STATED TASK:
Give all the lines below again, exactly, with no pictures.

═════ DATA EXTRACT

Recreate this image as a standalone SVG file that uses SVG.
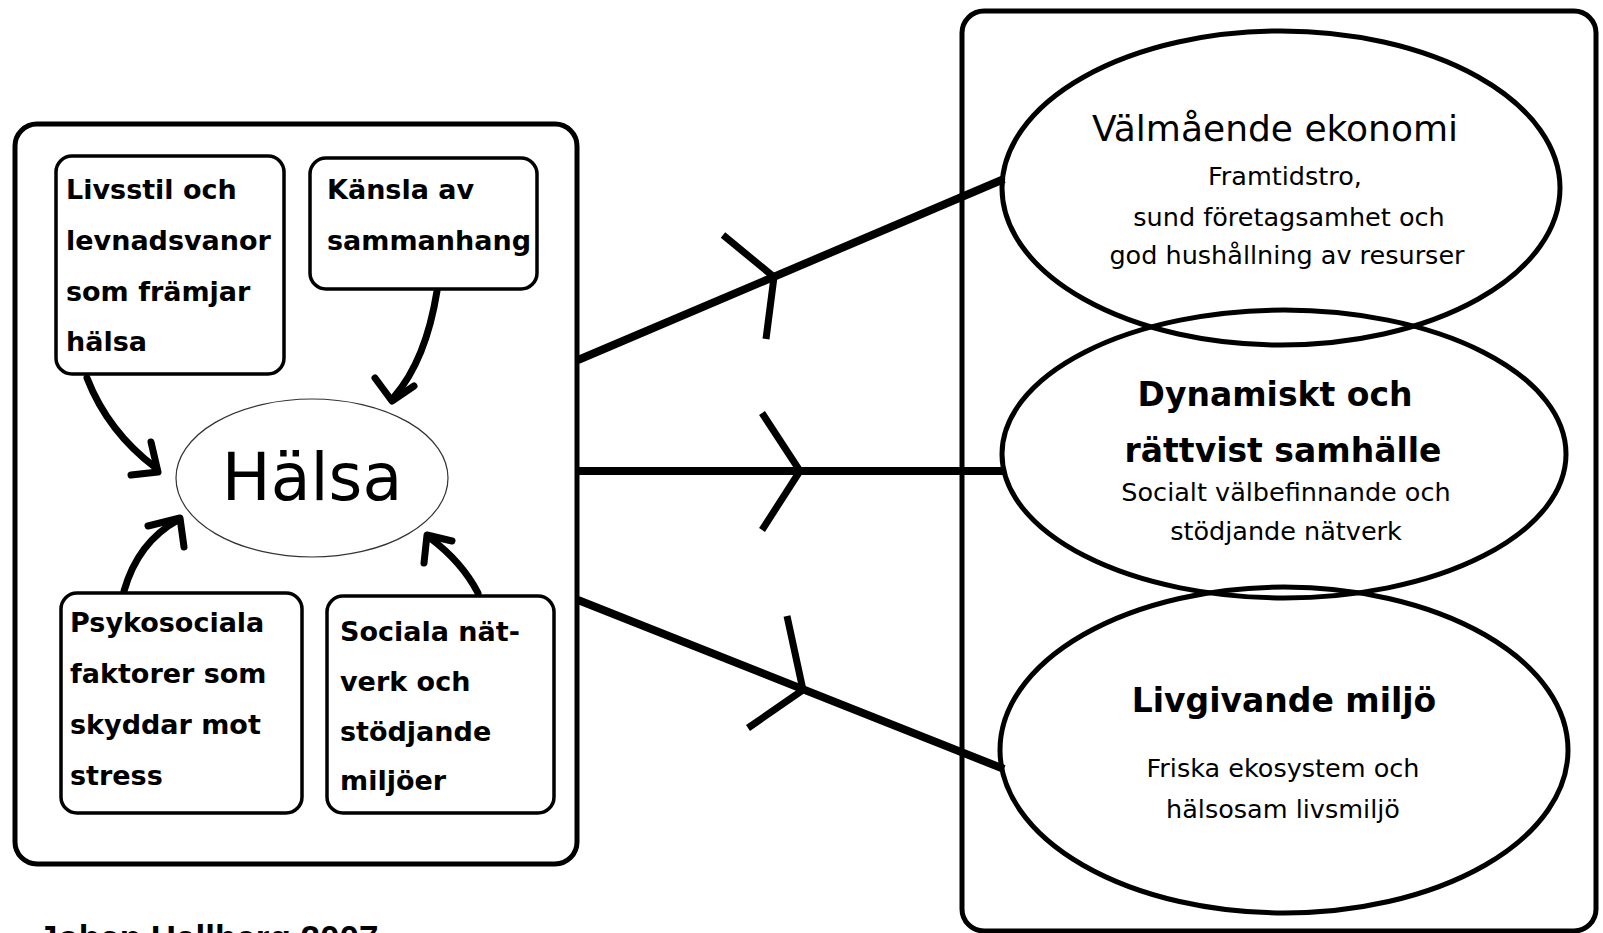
<svg xmlns="http://www.w3.org/2000/svg" width="1603" height="933" viewBox="0 0 1603 933">
<style>
.frame{fill:none;stroke:#000;stroke-width:5}
.box{fill:#fff;stroke:#000;stroke-width:3.5}
.big{fill:none;stroke:#000;stroke-width:5}
.thin{fill:#fff;stroke:#333;stroke-width:1.2}
.bt{font-family:"DejaVu Sans",sans-serif;font-weight:bold;font-size:27px;fill:#000}
.t1{font-family:"DejaVu Sans",sans-serif;font-size:36px;fill:#000;text-anchor:middle}
.t1b{font-family:"DejaVu Sans",sans-serif;font-weight:bold;font-size:33px;fill:#000;text-anchor:middle}
.t2{font-family:"DejaVu Sans",sans-serif;font-size:25.5px;fill:#000;text-anchor:middle}
.arr{fill:none;stroke:#000;stroke-width:7;stroke-linecap:round;stroke-linejoin:round}
.con{fill:none;stroke:#000;stroke-width:8}
.head{fill:none;stroke:#000;stroke-width:7;stroke-linejoin:miter}
</style>
<rect width="1603" height="933" fill="#fff"/>
<g id="left-frame"><rect class="frame" x="15" y="124" width="562" height="740" rx="22"/></g>
<g id="right-frame"><rect class="frame" x="962" y="11" width="634" height="920" rx="22"/></g>
<g id="connectors">
<path class="arr" d="M87,378 Q108,432 156,468"/>
<polyline class="arr" points="151,442 158,472 131,475"/>
<path class="arr" d="M437,291 Q426,360 394,397"/>
<polyline class="arr" points="375,378 392,401 414,386"/>
<path class="arr" d="M124,591 Q138,542 178,520"/>
<polyline class="arr" points="148,526 180,518 184,547"/>
<path class="arr" d="M478,593 Q462,562 430,538"/>
<polyline class="arr" points="452,541 427,535 424,563"/>
<line class="con" x1="578" y1="360" x2="1004" y2="179"/>
<polyline class="head" points="723,235 774,277 766,339"/>
<line class="con" x1="578" y1="471" x2="1004" y2="471"/>
<polyline class="head" points="762,413 800,471 762,530"/>
<line class="con" x1="578" y1="600" x2="1004" y2="769"/>
<polyline class="head" points="787,616 803,690 748,728"/>
</g>
<g id="n-livsstil">
<rect class="box" x="56" y="156" width="228" height="218" rx="16"/>
<text class="bt" x="66" y="199">Livsstil och</text>
<text class="bt" x="66" y="250">levnadsvanor</text>
<text class="bt" x="66" y="301">som främjar</text>
<text class="bt" x="66" y="351">hälsa</text>
</g>
<g id="n-kansla">
<rect class="box" x="310" y="158" width="227" height="131" rx="16"/>
<text class="bt" x="327" y="199">Känsla av</text>
<text class="bt" x="327" y="250">sammanhang</text>
</g>
<g id="n-halsa">
<ellipse class="thin" cx="312" cy="478" rx="136" ry="79"/>
<text x="312" y="500" font-family="DejaVu Sans, sans-serif" font-size="65" text-anchor="middle" fill="#000">Hälsa</text>
</g>
<g id="n-psyko">
<rect class="box" x="61" y="593" width="241" height="220" rx="16"/>
<text class="bt" x="70" y="632">Psykosociala</text>
<text class="bt" x="70" y="683">faktorer som</text>
<text class="bt" x="70" y="734">skyddar mot</text>
<text class="bt" x="70" y="785">stress</text>
</g>
<g id="n-sociala">
<rect class="box" x="327" y="596" width="227" height="217" rx="16"/>
<text class="bt" x="340" y="641">Sociala nät-</text>
<text class="bt" x="340" y="691">verk och</text>
<text class="bt" x="340" y="741">stödjande</text>
<text class="bt" x="340" y="790">miljöer</text>
</g>
<g id="n-ekonomi">
<ellipse class="big" cx="1281" cy="188" rx="279" ry="157"/>
<text class="t1" x="1275" y="141">Välmående ekonomi</text>
<text class="t2" x="1285" y="185">Framtidstro,</text>
<text class="t2" x="1289" y="226">sund företagsamhet och</text>
<text class="t2" x="1287" y="264">god hushållning av resurser</text>
</g>
<g id="n-samhalle">
<ellipse class="big" cx="1284" cy="454" rx="282" ry="144"/>
<text class="t1b" x="1275" y="406">Dynamiskt och</text>
<text class="t1b" x="1283" y="462">rättvist samhälle</text>
<text class="t2" x="1286" y="501">Socialt välbefinnande och</text>
<text class="t2" x="1286" y="540">stödjande nätverk</text>
</g>
<g id="n-miljo">
<ellipse class="big" cx="1284" cy="750" rx="284" ry="163"/>
<text class="t1b" x="1284" y="712">Livgivande miljö</text>
<text class="t2" x="1283" y="777">Friska ekosystem och</text>
<text class="t2" x="1283" y="818">hälsosam livsmiljö</text>
</g>
<text x="38" y="950" font-family="Liberation Sans, Arial, sans-serif" font-weight="bold" font-size="35" fill="#000">Johan Hallberg 2007</text>
</svg>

══════════

EXPECTED ANSWER:
Recreate this image as a standalone SVG file that uses SVG.
<svg xmlns="http://www.w3.org/2000/svg" width="1603" height="933" viewBox="0 0 1603 933">
<style>
.frame{fill:none;stroke:#000;stroke-width:5}
.box{fill:#fff;stroke:#000;stroke-width:3.5}
.big{fill:none;stroke:#000;stroke-width:5}
.thin{fill:#fff;stroke:#333;stroke-width:1.2}
.bt{font-family:"DejaVu Sans",sans-serif;font-weight:bold;font-size:27px;fill:#000}
.t1{font-family:"DejaVu Sans",sans-serif;font-size:36px;fill:#000;text-anchor:middle}
.t1b{font-family:"DejaVu Sans",sans-serif;font-weight:bold;font-size:33px;fill:#000;text-anchor:middle}
.t2{font-family:"DejaVu Sans",sans-serif;font-size:25.5px;fill:#000;text-anchor:middle}
.arr{fill:none;stroke:#000;stroke-width:7;stroke-linecap:round;stroke-linejoin:round}
.con{fill:none;stroke:#000;stroke-width:8}
.head{fill:none;stroke:#000;stroke-width:7;stroke-linejoin:miter}
</style>
<rect width="1603" height="933" fill="#fff"/>
<g id="left-frame"><rect class="frame" x="15" y="124" width="562" height="740" rx="22"/></g>
<g id="right-frame"><rect class="frame" x="962" y="11" width="634" height="920" rx="22"/></g>
<g id="connectors">
<path class="arr" d="M87,378 Q108,432 156,468"/>
<polyline class="arr" points="151,442 158,472 131,475"/>
<path class="arr" d="M437,291 Q426,360 394,397"/>
<polyline class="arr" points="375,378 392,401 414,386"/>
<path class="arr" d="M124,591 Q138,542 178,520"/>
<polyline class="arr" points="148,526 180,518 184,547"/>
<path class="arr" d="M478,593 Q462,562 430,538"/>
<polyline class="arr" points="452,541 427,535 424,563"/>
<line class="con" x1="578" y1="360" x2="1004" y2="179"/>
<polyline class="head" points="723,235 774,277 766,339"/>
<line class="con" x1="578" y1="471" x2="1004" y2="471"/>
<polyline class="head" points="762,413 800,471 762,530"/>
<line class="con" x1="578" y1="600" x2="1004" y2="769"/>
<polyline class="head" points="787,616 803,690 748,728"/>
</g>
<g id="n-livsstil">
<rect class="box" x="56" y="156" width="228" height="218" rx="16"/>
<text class="bt" x="66" y="199">Livsstil och</text>
<text class="bt" x="66" y="250">levnadsvanor</text>
<text class="bt" x="66" y="301">som främjar</text>
<text class="bt" x="66" y="351">hälsa</text>
</g>
<g id="n-kansla">
<rect class="box" x="310" y="158" width="227" height="131" rx="16"/>
<text class="bt" x="327" y="199">Känsla av</text>
<text class="bt" x="327" y="250">sammanhang</text>
</g>
<g id="n-halsa">
<ellipse class="thin" cx="312" cy="478" rx="136" ry="79"/>
<text x="312" y="500" font-family="DejaVu Sans, sans-serif" font-size="65" text-anchor="middle" fill="#000">Hälsa</text>
</g>
<g id="n-psyko">
<rect class="box" x="61" y="593" width="241" height="220" rx="16"/>
<text class="bt" x="70" y="632">Psykosociala</text>
<text class="bt" x="70" y="683">faktorer som</text>
<text class="bt" x="70" y="734">skyddar mot</text>
<text class="bt" x="70" y="785">stress</text>
</g>
<g id="n-sociala">
<rect class="box" x="327" y="596" width="227" height="217" rx="16"/>
<text class="bt" x="340" y="641">Sociala nät-</text>
<text class="bt" x="340" y="691">verk och</text>
<text class="bt" x="340" y="741">stödjande</text>
<text class="bt" x="340" y="790">miljöer</text>
</g>
<g id="n-ekonomi">
<ellipse class="big" cx="1281" cy="188" rx="279" ry="157"/>
<text class="t1" x="1275" y="141">Välmående ekonomi</text>
<text class="t2" x="1285" y="185">Framtidstro,</text>
<text class="t2" x="1289" y="226">sund företagsamhet och</text>
<text class="t2" x="1287" y="264">god hushållning av resurser</text>
</g>
<g id="n-samhalle">
<ellipse class="big" cx="1284" cy="454" rx="282" ry="144"/>
<text class="t1b" x="1275" y="406">Dynamiskt och</text>
<text class="t1b" x="1283" y="462">rättvist samhälle</text>
<text class="t2" x="1286" y="501">Socialt välbefinnande och</text>
<text class="t2" x="1286" y="540">stödjande nätverk</text>
</g>
<g id="n-miljo">
<ellipse class="big" cx="1284" cy="750" rx="284" ry="163"/>
<text class="t1b" x="1284" y="712">Livgivande miljö</text>
<text class="t2" x="1283" y="777">Friska ekosystem och</text>
<text class="t2" x="1283" y="818">hälsosam livsmiljö</text>
</g>
<text x="38" y="950" font-family="Liberation Sans, Arial, sans-serif" font-weight="bold" font-size="35" fill="#000">Johan Hallberg 2007</text>
</svg>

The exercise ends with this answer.